O professor Sanjay Khosla, pesquisador sênior na Kellogg School of Management, trouxe essa reflexão de forma certeira: o maior risco é ficar confortável demais com o próprio sucesso.
Esse conforto, que Khosla chama de cozy, não é preguiça. Pelo contrário. É o perigo de líderes extremamente inteligentes e trabalhadores que se apegam aos produtos, processos e estruturas que deram certo no passado.
A armadilha está em replicar o modelo de ontem, justamente porque ele foi infalível. Quando um CEO diz “Este é o jeito que sempre fizemos as coisas na empresa”, ele está, na verdade, sinalizando o sintoma clássico do conforto fatal.
O sucesso cria uma inércia que nos cega para a necessidade da disrupção. Para a alta liderança, o conforto se manifesta de várias formas: custos que ninguém tem coragem de cortar porque a receita ainda é gorda; a complexidade interna que só serve para proteger feudos e não para atender o cliente; a crença de que a tecnologia que te fez líder de mercado há cinco anos continuará sendo relevante.
Enquanto isso, concorrentes mais ágeis, que usam inteligência artificial e novas tecnologias de forma eficiente, estão ganhando mercado na surdina. O que te fez “top” ontem pode te deixar preso amanhã.
A complacência é, portanto, a antítese do crescimento. É preciso ter a coragem de assumir que o ciclo de vida de qualquer produto ou processo, por mais confiável que seja, tem um fim. E o líder que não for brutalmente honesto consigo mesmo sobre a validade de suas próprias fontes de sucesso está terceirizando a disrupção para o concorrente.
Para sair dessa zona de conforto estratégico, a liderança precisa inverter a lógica de gestão. Não se trata apenas de cortar custos, mas de parar atividades que não agregam mais valor.
É necessário direcionar recursos de forma significativa para poucas prioridades futuras e, principalmente, estar disposto a calçar o sapato que aperta – ou seja, buscar e acolher ativamente opiniões divergentes e novas vozes que desafiam o status quo interno.
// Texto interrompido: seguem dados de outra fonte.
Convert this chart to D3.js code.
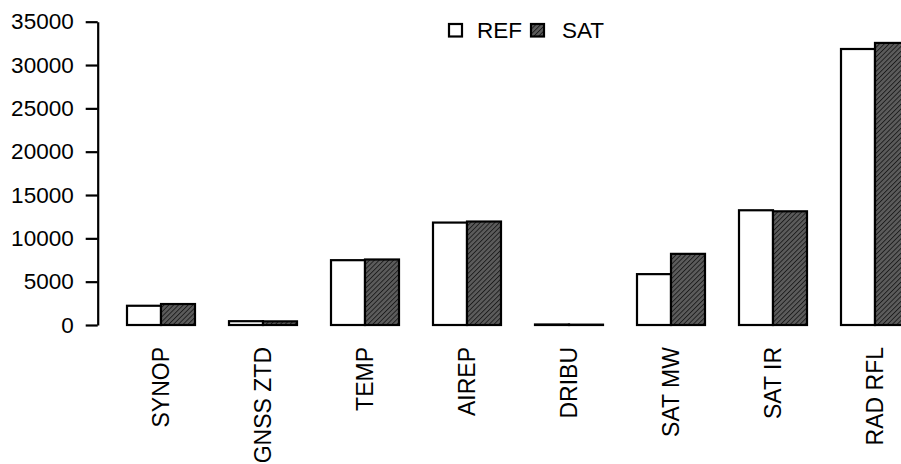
<!DOCTYPE html>
<html>
<head>
<meta charset="utf-8">
<script src="https://cdn.jsdelivr.net/npm/d3@7"></script>
<style>
  html, body { margin: 0; padding: 0; background: #fff; overflow: hidden; }
  svg { display: block; font-family: "Liberation Sans", Arial, sans-serif; }
</style>
</head>
<body>
<svg id="chart" width="901" height="464"></svg>
<script>
// Observation counts per observation type, reference run vs. satellite run
const categories = ["SYNOP", "GNSS ZTD", "TEMP", "AIREP", "DRIBU", "SAT MW", "SAT IR", "RAD RFL"];
const seriesNames = ["REF", "SAT"];
const refValues = [2220, 440, 7480, 11820, 60, 5870, 13240, 31850];
const satValues = [2420, 420, 7560, 11940, 40, 8210, 13120, 32550];
const yTicks = [0, 5000, 10000, 15000, 20000, 25000, 30000, 35000];

const svg = d3.select("#chart");
const defs = svg.append("defs");

// diagonal hatching for the second series
const hatch = defs.append("pattern")
  .attr("id", "hatch")
  .attr("patternUnits", "userSpaceOnUse")
  .attr("width", 3.4).attr("height", 3.4)
  .attr("patternTransform", "rotate(45)");
hatch.append("rect").attr("width", 3.4).attr("height", 3.4).attr("fill", "#5c5c5c");
hatch.append("line")
  .attr("x1", 0).attr("y1", 0).attr("x2", 0).attr("y2", 3.4)
  .attr("stroke", "#1c1c1c").attr("stroke-width", 1.8);

const fills = { REF: "#ffffff", SAT: "url(#hatch)" };

const y = d3.scaleLinear().domain([0, 35000]).range([325, 21.7]);

const x = d3.scaleBand()
  .domain(categories)
  .range([110, 926])
  .paddingInner(1 / 3)
  .paddingOuter(1 / 6);

const xs = d3.scaleBand().domain(seriesNames).range([0, x.bandwidth()]);

const rows = categories.map((c, i) => ({
  category: c,
  values: [
    { key: "REF", value: refValues[i] },
    { key: "SAT", value: satValues[i] }
  ]
}));

// bars
const groups = svg.append("g").selectAll("g")
  .data(rows).join("g")
  .attr("transform", d => `translate(${x(d.category)},0)`);

groups.selectAll("rect")
  .data(d => d.values).join("rect")
  .attr("x", d => xs(d.key))
  .attr("y", d => y(d.value))
  .attr("width", xs.bandwidth())
  .attr("height", d => y(0) - y(d.value))
  .attr("fill", d => fills[d.key])
  .attr("stroke", "#000")
  .attr("stroke-width", 2.2);

// y axis
const yAxis = svg.append("g")
  .attr("transform", "translate(97.7,0)")
  .call(d3.axisLeft(y).tickValues(yTicks).tickFormat(d3.format("d"))
    .tickSize(12).tickSizeOuter(0).tickPadding(12));
yAxis.select(".domain").attr("stroke", "#000").attr("stroke-width", 2.2);
yAxis.selectAll(".tick line").attr("stroke", "#000").attr("stroke-width", 2.2);
yAxis.selectAll(".tick text")
  .attr("fill", "#000")
  .style("font-size", "22.5px")
  .style("font-family", "'Liberation Sans', Arial, sans-serif");

// category labels, rotated
svg.append("g").selectAll("text")
  .data(categories).join("text")
  .attr("transform", d => `translate(${x(d) + x.bandwidth() / 2},347) rotate(-90)`)
  .attr("text-anchor", "end")
  .attr("dy", "0.35em")
  .style("font-size", "23px")
  .attr("fill", "#000")
  .text(d => d);

// legend
const legend = svg.append("g").selectAll("g")
  .data([{ key: "REF", x: 449 }, { key: "SAT", x: 531 }]).join("g")
  .attr("transform", d => `translate(${d.x},24)`);
legend.append("rect")
  .attr("width", 13).attr("height", 12.5)
  .attr("fill", d => fills[d.key])
  .attr("stroke", "#000")
  .attr("stroke-width", 2.2);
legend.append("text")
  .attr("x", d => d.key === "REF" ? 28 : 31)
  .attr("y", 6.5)
  .attr("dy", "0.35em")
  .style("font-size", "22.5px")
  .attr("fill", "#000")
  .text(d => d.key);
</script>
</body>
</html>
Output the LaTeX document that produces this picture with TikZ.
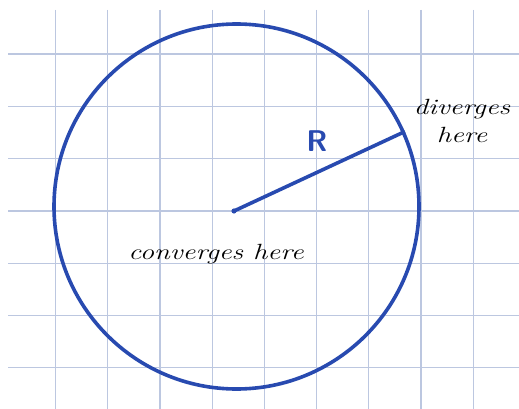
\documentclass[tikz,border=0pt]{standalone}
\usepackage{fontspec}
\definecolor{penblue}{RGB}{40,74,176}
\definecolor{gridblue}{RGB}{188,199,224}
\begin{document}
\begin{tikzpicture}[x=1pt,y=-1pt,
  gridline/.style={draw=gridblue,line width=1.2pt},
  pen/.style={draw=penblue,line width=3.6pt},
  hand/.style={font=\fontsize{22}{24}\selectfont\itshape,text=black,inner sep=0pt,align=center}]
\useasboundingbox[fill=white] (0,0) rectangle (519,409);
\foreach \x in {55.5,107.7,159.9,212.1,264.3,316.5,368.7,420.9,473.1}
  \draw[gridline] (\x,10) -- (\x,409);
\foreach \y in {54,106.3,158.6,210.9,263.2,315.5,367.8}
  \draw[gridline] (8,\y) -- (519,\y);
\node[pen,circle,minimum size=365pt,inner sep=0pt] (c) at (236.5,206.5) {};
\coordinate (o) at (234,211);
\fill[penblue] (o) circle (2.6pt);
\draw[pen] (o) -- (c.24);
\node[text=penblue,font=\sffamily\bfseries\fontsize{30}{30}\selectfont] (r) at (317,141) {R};
\node[hand] (div) at (462,121) {\scalebox{1.3}[1]{diverges}\\[4pt]\scalebox{1.3}[1]{here}};
\node[hand] (conv) at (216,254) {\scalebox{1.3}[1]{converges here}};
\end{tikzpicture}
\end{document}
No fim, o conforto não é um prêmio pelo sucesso, é um teste de liderança. O verdadeiro líder não se apega ao mapa antigo, mas tem a coragem de rabiscar o novo, mesmo que a caneta falhe algumas vezes.

Rafael Souto
Fundador e CEO da Produtive Carreira e Conexões com o Mercado e membro do conselho da AMCHAM, é referência nacional no tema carreira e ministra palestras sobre o assunto.